This is a concern but let us look at the top 3 crude producers, United States, Russia and Saudi Arabia. Because of the rise in their output, we saw oil prices drop just last week.
Brent crude futures were at $76.02 per barrel at 0016 GMT, down 42 cents, or 0.55 percent, from their last close.
U.S. West Texas Intermediate (WTI) crude futures were at $67.36 a barrel, down 52 cents, or 0.8 percent, from their last settlement.
Brent and WTI have respectively fallen by 5.5 percent and 7.5 percent from peaks reached earlier in May. The concern has been with these high prices that it can crimp economic growth and stoke inflation.
This is a far cry from the 2016 low of under $30 per barrel. This was a result of Organization of the Petroleum Exporting Countries (OPEC) and non-OPEC member Russia who started withholding supplies in 2017 to elevate prices and tighten the market.
Prices have soared since the cuts, with Brent breaking through $80 per barrel earlier this month. Both Saudi Arabia and Russia have said they are discussing raising oil production by 1 million barrels per day (bpd).
“Crude oil prices collapsed after reports emerged that Saudi Arabia and Russia had agreed to increase crude oil production in the second half of the year to make up for losses elsewhere under the production cut agreement,” ANZ bank said on Monday.
Meanwhile, U.S. crude production is increasing as more drillers are expanding their search for new oil fields. Fifteen new oilrigs were added by the end of last week, making the count 859. This is the highest number of rigs since 2015.

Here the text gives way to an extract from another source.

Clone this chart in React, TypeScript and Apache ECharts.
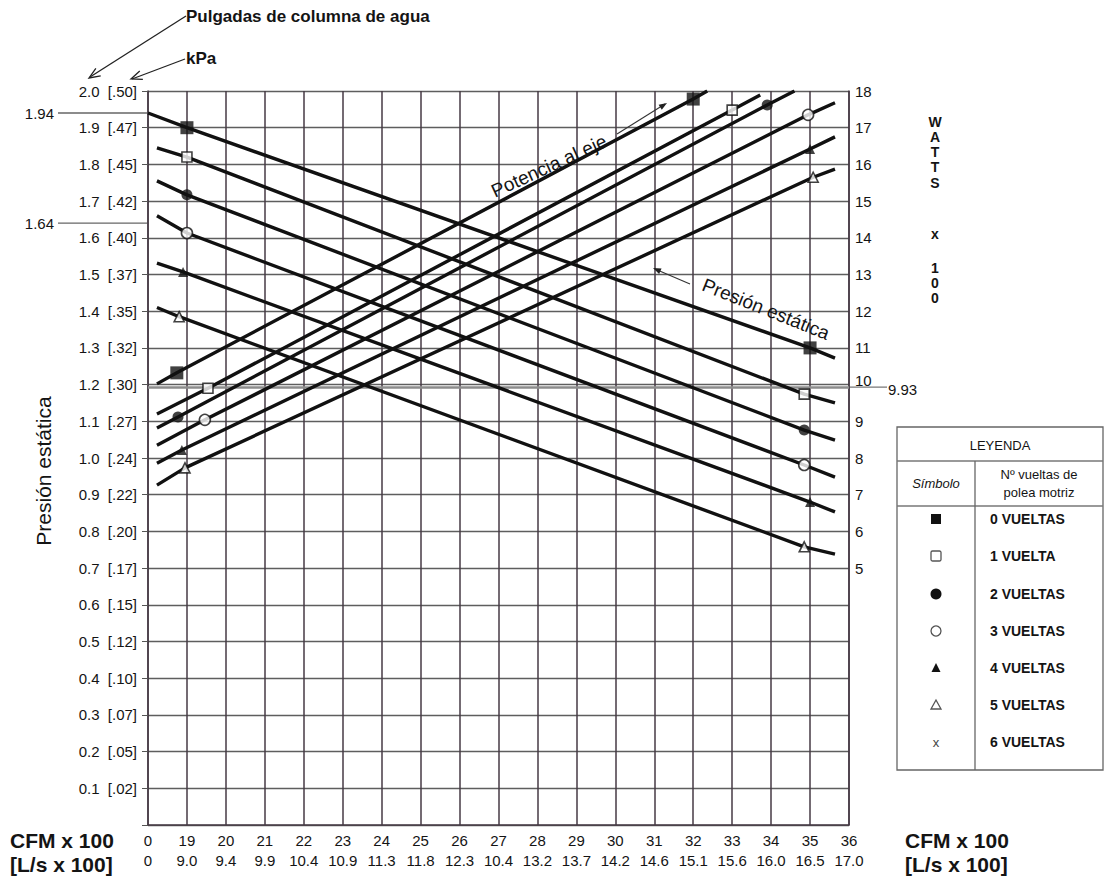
import React, { useEffect, useRef } from "react";
import * as echarts from "echarts";

const FONT = '"Liberation Sans", Arial, Helvetica, sans-serif';

// X axis (CFM x 100); position 18 is the "0" origin of the broken axis
const cfmLabels = ["0", "19", "20", "21", "22", "23", "24", "25", "26", "27", "28", "29", "30", "31", "32", "33", "34", "35", "36"];
const lsLabels = ["0", "9.0", "9.4", "9.9", "10.4", "10.9", "11.3", "11.8", "12.3", "10.4", "13.2", "13.7", "14.2", "14.6", "15.1", "15.6", "16.0", "16.5", "17.0"];
// Left axis (inches of water column [kPa])
const inchLabels = ["0.1", "0.2", "0.3", "0.4", "0.5", "0.6", "0.7", "0.8", "0.9", "1.0", "1.1", "1.2", "1.3", "1.4", "1.5", "1.6", "1.7", "1.8", "1.9", "2.0"];
const kpaLabels = [".02", ".05", ".07", ".10", ".12", ".15", ".17", ".20", ".22", ".24", ".27", ".30", ".32", ".35", ".37", ".40", ".42", ".45", ".47", ".50"];
const wattsLabelMin = 5;

// Presión estática lines [CFM x100, in. w.c.] : start, marker, marker, end
const estatica0 = [[18, 1.94], [19, 1.9], [35, 1.3], [35.64, 1.272]];
const estatica1 = [[18.23, 1.845], [19, 1.82], [34.85, 1.174], [35.64, 1.15]];
const estatica2 = [[18.23, 1.755], [19, 1.717], [34.85, 1.076], [35.64, 1.049]];
const estatica3 = [[18.23, 1.66], [19, 1.613], [34.85, 0.981], [35.64, 0.948]];
const estatica4 = [[18.23, 1.531], [18.9, 1.507], [35, 0.88], [35.64, 0.853]];
const estatica5 = [[18.23, 1.41], [18.8, 1.385], [34.85, 0.758], [35.64, 0.738]];

// Potencia al eje lines [CFM x100, Watts x100] : start, marker, marker, end
const potencia0 = [[18.23, 10.02], [18.74, 10.32], [32.0, 17.78], [32.36, 18.0]];
const potencia1 = [[18.23, 9.2], [19.54, 9.9], [33.0, 17.48], [33.72, 17.89]];
const potencia2 = [[18.23, 8.82], [18.77, 9.12], [33.9, 17.62], [34.6, 18.0]];
const potencia3 = [[18.23, 8.35], [19.46, 9.04], [34.95, 17.35], [35.64, 17.68]];
const potencia4 = [[18.23, 7.86], [18.87, 8.22], [35.0, 16.42], [35.64, 16.75]];
const potencia5 = [[18.23, 7.26], [18.95, 7.73], [35.08, 15.65], [35.64, 15.87]];

const markerSymbol = ["rect", "rect", "circle", "circle", "triangle", "triangle"];
const markerFilled = [true, false, true, false, true, false];
const markerSize = [13, 10, 11, 11, 10, 10];

const legendLabels = ["0 VUELTAS", "1 VUELTA", "2 VUELTAS", "3 VUELTAS", "4 VUELTAS", "5 VUELTAS", "6 VUELTAS"];

const refInches = [1.94, 1.64];
const refWatts = 9.93;

const estatica = [estatica0, estatica1, estatica2, estatica3, estatica4, estatica5];
const potencia = [potencia0, potencia1, potencia2, potencia3, potencia4, potencia5];

function buildSeries() {
  const series: any[] = [];
  const add = (pts: number[][], k: number, yIdx: number, extra: any = {}) => {
    series.push({
      type: "line",
      yAxisIndex: yIdx,
      data: pts,
      symbol: "none",
      silent: true,
      lineStyle: { color: "#111", width: 3.4 },
      z: 3,
      ...extra,
    });
    series.push({
      type: "scatter",
      yAxisIndex: yIdx,
      data: [pts[1], pts[2]],
      symbol: markerSymbol[k],
      symbolSize: markerSize[k],
      silent: true,
      itemStyle: markerFilled[k]
        ? { color: "#111" }
        : { color: "#fff", borderColor: "#111", borderWidth: 1.6 },
      z: 4,
    });
  };
  estatica.forEach((pts, k) => add(pts, k, 0));
  potencia.forEach((pts, k) =>
    add(
      pts,
      k,
      1,
      k === 0
        ? {
            markLine: {
              silent: true,
              symbol: "none",
              label: { show: false },
              lineStyle: { color: "#8c8c8c", width: 2.6, type: "solid" },
              data: [{ yAxis: refWatts }],
              z: 2,
            },
          }
        : {}
    )
  );
  return series;
}

function arrowV(tx: number, ty: number, fx: number, fy: number, len = 10, half = 4) {
  const dx = tx - fx, dy = ty - fy;
  const d = Math.sqrt(dx * dx + dy * dy);
  const ux = dx / d, uy = dy / d;
  const bx = tx - ux * len, by = ty - uy * len;
  return [
    [bx - uy * half, by + ux * half],
    [tx, ty],
    [bx + uy * half, by - ux * half],
  ];
}

function txt(x: number, y: number, text: string, size: number, opts: any = {}) {
  return {
    type: "text",
    x,
    y,
    silent: true,
    rotation: opts.rotation || 0,
    style: {
      text,
      fill: opts.fill || "#141414",
      fontSize: size,
      fontFamily: FONT,
      fontWeight: opts.weight || "normal",
      fontStyle: opts.italic ? "italic" : "normal",
      align: opts.align || "left",
      textAlign: opts.align || "left",
      verticalAlign: "middle",
      textVerticalAlign: "middle",
      lineHeight: opts.lineHeight,
    },
  };
}

function ln(x1: number, y1: number, x2: number, y2: number, stroke = "#555", w = 1.2) {
  return { type: "line", silent: true, shape: { x1, y1, x2, y2 }, style: { stroke, lineWidth: w } };
}

export default function App() {
  const ref = useRef<HTMLDivElement>(null);
  useEffect(() => {
    document.body.style.margin = "0";
    const chart = echarts.init(ref.current!, null, { renderer: "svg" });
    const option: any = {
      animation: false,
      backgroundColor: "#fff",
      grid: { left: 148, top: 91, width: 701, height: 734 },
      xAxis: {
        type: "value",
        min: 18,
        max: 36,
        interval: 1,
        axisLine: { show: true, onZero: false, lineStyle: { color: "#463a44", width: 1.5 } },
        axisTick: { show: false },
        axisLabel: {
          margin: 5,
          color: "#141414",
          fontSize: 15,
          fontFamily: FONT,
          lineHeight: 20,
          formatter: (v: number) => {
            const i = Math.round(v) - 18;
            return `${cfmLabels[i]}\n${lsLabels[i]}`;
          },
        },
        splitLine: { show: true, lineStyle: { color: "#463a44", width: 1.5 } },
      },
      yAxis: [
        {
          type: "value",
          min: 0,
          max: 2,
          interval: 0.1,
          axisLine: { show: true, lineStyle: { color: "#463a44", width: 1.5 } },
          axisTick: { show: true, length: 6, lineStyle: { color: "#555" } },
          axisLabel: {
            margin: 11,
            color: "#141414",
            fontSize: 15,
            fontFamily: FONT,
            formatter: (v: number) => {
              const i = Math.round(v * 10);
              return i === 0 ? "" : `${inchLabels[i - 1]}  [${kpaLabels[i - 1]}]`;
            },
          },
          splitLine: { show: true, lineStyle: { color: "#5e5e5e", width: 1.3 } },
        },
        {
          type: "value",
          position: "right",
          min: -2,
          max: 18,
          interval: 1,
          axisLine: { show: true, lineStyle: { color: "#463a44", width: 1.5 } },
          axisTick: { show: false },
          axisLabel: {
            margin: 6,
            color: "#141414",
            fontSize: 15,
            fontFamily: FONT,
            formatter: (v: number) => (v === 10 ? "{r|10}" : v >= wattsLabelMin ? String(v) : ""),
            rich: { r: { fontSize: 15, fontFamily: FONT, color: "#141414", padding: [0, 0, 8, 0] } },
          },
          splitLine: { show: false },
        },
      ],
      series: buildSeries(),
    };
    chart.setOption(option);

    const xL = chart.convertToPixel({ xAxisIndex: 0 }, 18) as number;
    const xR = chart.convertToPixel({ xAxisIndex: 0 }, 36) as number;
    const yW = chart.convertToPixel({ yAxisIndex: 1 }, refWatts) as number;

    const els: any[] = [];
    // Top unit labels with arrows
    els.push(txt(186, 16, "Pulgadas de columna de agua", 17, { weight: "bold" }));
    els.push(ln(186, 16, 90, 77, "#222", 1.3));
    els.push({ type: "polyline", silent: true, shape: { points: arrowV(89, 78, 186, 16, 11, 4.5) }, style: { stroke: "#222", lineWidth: 1.3, fill: null } });
    els.push(txt(186, 58, "kPa", 17, { weight: "bold" }));
    els.push(ln(185, 59, 132, 79, "#222", 1.3));
    els.push({ type: "polyline", silent: true, shape: { points: arrowV(131, 79, 185, 59, 11, 4.5) }, style: { stroke: "#222", lineWidth: 1.3, fill: null } });

    // reference levels on the left
    refInches.forEach((v) => {
      const y = chart.convertToPixel({ yAxisIndex: 0 }, v) as number;
      els.push(ln(58, y, xL, y, "#666", 1.3));
      els.push(txt(54, y, v.toFixed(2), 15, { align: "right" }));
    });
    // 9.93 on the right
    els.push(ln(xR, yW, xR + 38, yW, "#777", 1.4));
    els.push(txt(xR + 39, yW + 2, refWatts.toFixed(2), 15));

    // Axis titles
    els.push(txt(43, 471, "Presión estática", 21, { rotation: Math.PI / 2, align: "center" }));
    els.push(txt(10, 840, "CFM x 100", 21, { weight: "bold" }));
    els.push(txt(10, 864, "[L/s x 100]", 21, { weight: "bold" }));
    els.push(txt(905, 840, "CFM x 100", 21, { weight: "bold" }));
    els.push(txt(905, 864, "[L/s x 100]", 21, { weight: "bold" }));

    const wattsLetters = ["W", "A", "T", "T", "S", "x", "1", "0", "0"];
    const wattsY = [122, 137, 152, 167, 183, 234, 268, 283, 298];
    wattsLetters.forEach((c, i) => els.push(txt(935, wattsY[i], c, 14, { weight: "bold", align: "center" })));

    // in-chart annotations
    els.push(txt(549, 166, "Potencia al eje", 19, { rotation: 0.43, align: "center" }));
    els.push(ln(617, 134, 665, 104, "#333", 1.1));
    els.push({ type: "polygon", silent: true, shape: { points: arrowV(667, 103, 617, 134, 8, 3) }, style: { fill: "#222" } });
    els.push(txt(766, 309, "Presión estática", 19, { rotation: -0.38, align: "center" }));
    els.push(ln(690, 284, 655, 269, "#333", 1.1));
    els.push({ type: "polygon", silent: true, shape: { points: arrowV(653, 268, 690, 284, 8, 3) }, style: { fill: "#222" } });

    // Legend table
    const tL = 897, tR = 1103, tT = 427, tB = 770, colX = 975, h1 = 461, h2 = 506;
    els.push({ type: "rect", silent: true, shape: { x: tL, y: tT, width: tR - tL, height: tB - tT }, style: { fill: "#fff", stroke: "#666", lineWidth: 1.3 } });
    els.push(ln(tL, h1, tR, h1, "#777", 1.3));
    els.push(ln(tL, h2, tR, h2, "#777", 1.3));
    els.push(ln(colX, h1, colX, tB, "#666", 1.3));
    els.push(txt((tL + tR) / 2, 445, "LEYENDA", 13, { align: "center" }));
    els.push(txt(936, 483, "Símbolo", 13, { italic: true, align: "center" }));
    els.push(txt(1039, 474, "Nº vueltas de", 13, { align: "center" }));
    els.push(txt(1039, 492, "polea motriz", 13, { align: "center" }));
    const rowY = [519, 556, 594, 631, 668, 705, 742];
    const sx = 936;
    legendLabels.forEach((lab, i) => els.push(txt(990, rowY[i], lab, 14, { weight: "bold" })));
    els.push({ type: "rect", silent: true, shape: { x: sx - 5, y: rowY[0] - 5, width: 10, height: 10 }, style: { fill: "#111" } });
    els.push({ type: "rect", silent: true, shape: { x: sx - 5, y: rowY[1] - 5, width: 10, height: 10, r: 1.5 }, style: { fill: "#fff", stroke: "#555", lineWidth: 1.3 } });
    els.push({ type: "circle", silent: true, shape: { cx: sx, cy: rowY[2], r: 5.5 }, style: { fill: "#111" } });
    els.push({ type: "circle", silent: true, shape: { cx: sx, cy: rowY[3], r: 5 }, style: { fill: "#fff", stroke: "#555", lineWidth: 1.3 } });
    els.push({ type: "polygon", silent: true, shape: { points: [[sx, rowY[4] - 5], [sx - 4.5, rowY[4] + 4], [sx + 4.5, rowY[4] + 4]] }, style: { fill: "#111" } });
    els.push({ type: "polygon", silent: true, shape: { points: [[sx, rowY[5] - 5], [sx - 5, rowY[5] + 4], [sx + 5, rowY[5] + 4]] }, style: { fill: "#fff", stroke: "#555", lineWidth: 1.3 } });
    els.push(txt(sx, rowY[6], "x", 13, { align: "center", fill: "#444" }));

    chart.setOption({ graphic: els });
    return () => chart.dispose();
  }, []);
  return <div ref={ref} style={{ width: 1105, height: 879 }} />;
}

In the last two years, the U.S. puts out 10.73 million barrels per day, while Russia pumps 11 million bpd.
U.S. crude production has already surged by more than 27 percent in the last two years, to 10.73 million bpd, bringing its output closer to that of Russia, which pumps around 11 million bpd.
By the looks at these numbers, keeping up with demand should be no problem and prices should be going down at the pumps.